The National Assembly has approved President Bola Tinubu’s request to borrow ₦1.15 trillion from the domestic debt market to close the funding gap in the 2025 national budget, completing the administration’s fiscal financing plan for the year.
Both the Senate and House of Representatives gave concurrent approval to the request on Wednesday after considering separate committee reports on the proposed borrowing.
In the Senate, the decision followed the adoption of a report by the Committee on Local and Foreign Debt, chaired by Senator Wamakko Magatarkada Aliyu (APC, Sokoto North). The committee explained that the 2025 Appropriation Act provides for total expenditure of ₦59.99 trillion — an increase of ₦5.25 trillion from the ₦54.74 trillion initially proposed by the Executive — resulting in a total deficit of ₦14.10 trillion.
Out of this, ₦12.95 trillion had already been approved for borrowing, leaving an unfunded shortfall of ₦1.15 trillion now covered by the latest approval.
In a letter earlier read on the Senate floor, President Tinubu had said the additional borrowing was necessary “to bridge the funding gap and ensure full implementation of government programmes and projects under the 2025 fiscal plan.”
The Senate also adopted a motion by Senator Abdul Ningi (PDP, Bauchi Central), mandating the Committee on Appropriations to intensify oversight to ensure the borrowed funds are utilized strictly for the purposes outlined in the budget.
Similarly, the House of Representatives granted approval following the consideration of a report by its Committee on Aids, Loans, and Debt Management. Presenting the report, Chairman Abubakar Nalaraba (APC, Nasarawa) urged the House to endorse “a borrowing programme of ₦1.15 trillion in the domestic debt market to close the unfunded deficit gap created by the expanded budget size.”
Tinubu’s letter to the House, read last week by Deputy Speaker Benjamin Kalu, explained that the upward revision of the 2025 budget by ₦5.25 trillion had widened the deficit to ₦14.10 trillion.

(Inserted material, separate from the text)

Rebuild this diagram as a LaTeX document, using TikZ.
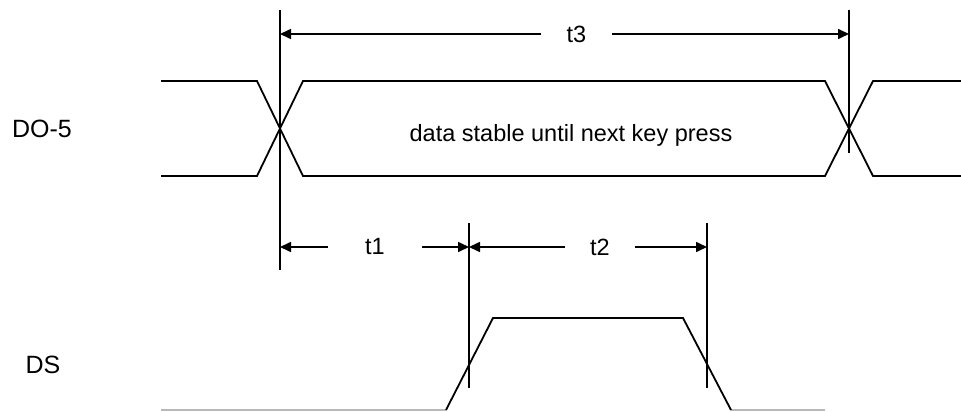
\documentclass[tikz,border=0pt]{standalone}
\usepackage{fontspec}
\setmainfont{Liberation Sans}
\usetikzlibrary{arrows.meta}
\begin{document}
\begin{tikzpicture}[x=1pt,y=-1pt,
  sig/.style={line width=1.8pt,line join=miter},
  lowline/.style={line width=1.3pt,draw=black!28},
  marker/.style={line width=1.8pt},
  dim/.style={line width=1.6pt,-{Triangle[length=11pt,width=10pt]}},
  lbl/.style={font=\fontsize{25}{28}\selectfont,inner sep=0pt},
  tlbl/.style={font=\fontsize{23.5}{26}\selectfont,inner ysep=0pt},
  note/.style={font=\fontsize{23.5}{26}\selectfont,inner sep=0pt}]
\useasboundingbox (0,0) rectangle (961,412);
% labels
\node[lbl] (do5) at (42,129) {DO-5};
\node[lbl] (ds) at (43,365) {DS};
% DO-5 waveform
\draw[sig] (161,81) -- (257,81) -- (303,176) -- (825,176) -- (873,81) -- (961,81);
\draw[sig] (161,176) -- (257,176) -- (303,81) -- (825,81) -- (873,176) -- (961,176);
\node[note] (stable) at (571,135) {data stable until next key press};
% DS waveform
\draw[lowline] (161,410) -- (446,410);
\draw[lowline] (731,410) -- (825,410);
\draw[sig] (446,410) -- (493,318) -- (683,318) -- (731,410);
% vertical markers
\coordinate (a0) at (280,10);  \coordinate (a1) at (280,270);
\coordinate (b0) at (849,10);  \coordinate (b1) at (849,153);
\coordinate (c0) at (469,223); \coordinate (c1) at (469,388);
\coordinate (d0) at (707,223); \coordinate (d1) at (707,388);
\draw[marker] (a0) -- (a1);
\draw[marker] (b0) -- (b1);
\draw[marker] (c0) -- (c1);
\draw[marker] (d0) -- (d1);
% arrow targets
\coordinate (a3) at (280,34);  \coordinate (b3) at (849,34);
\coordinate (a4) at (280,247); \coordinate (c4) at (469,247);
\coordinate (d4) at (707,247);
% dimension labels
\node[tlbl,inner xsep=25.7pt] (t3) at (576.5,34) {t3};
\node[tlbl,inner xsep=37pt] (t1) at (375,247) {t1};
\node[tlbl,inner xsep=25pt] (t2) at (600,247) {t2};
\draw[dim] (t3.west) -- (a3);
\draw[dim] (t3.east) -- (b3);
\draw[dim] (t1.west) -- (a4);
\draw[dim] (t1.east) -- (c4);
\draw[dim] (t2.west) -- (c4);
\draw[dim] (t2.east) -- (d4);
\end{tikzpicture}
\end{document}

He noted that the new borrowing was in line with the Fiscal Responsibility Act, 2007.
“It is, therefore, necessary to increase the domestic borrowing limit in the 2025 budget by ₦1.15 trillion to close the gap,” the President wrote.
Lawmakers supporting the measure, including Senators Sani Musa (APC, Niger East) and Adetokunbo Abiru (APC, Lagos East), argued that the borrowing was already accounted for in the 2025 fiscal framework and would not worsen Nigeria’s debt profile.
“This is largely a compliance issue because the borrowing had been captured in the deficit financing plan,” Senator Abiru said. “It ensures the country does not default on existing obligations while sustaining budget execution.”
Senator Adams Oshiomhole (APC, Edo North), Chairman of the Senate Committee on Interior, also defended the government’s approach, saying, “There’s nothing wrong with borrowing if it is structured properly and targeted at tackling unemployment and infrastructure decay.”
The Senate had two weeks earlier approved another presidential request for an external borrowing package worth $2.847 billion, including a debut $500 million Sovereign Sukuk, to fund key infrastructure projects and refinance maturing Eurobonds.
The latest approval, however, comes amid public concern over Nigeria’s rising debt burden, which the Debt Management Office estimated at over ₦97 trillion as of mid-2025.
While critics warn of possible debt unsustainability, the government maintains that strategic borrowing remains essential to bridge funding gaps, drive growth, and preserve investor confidence.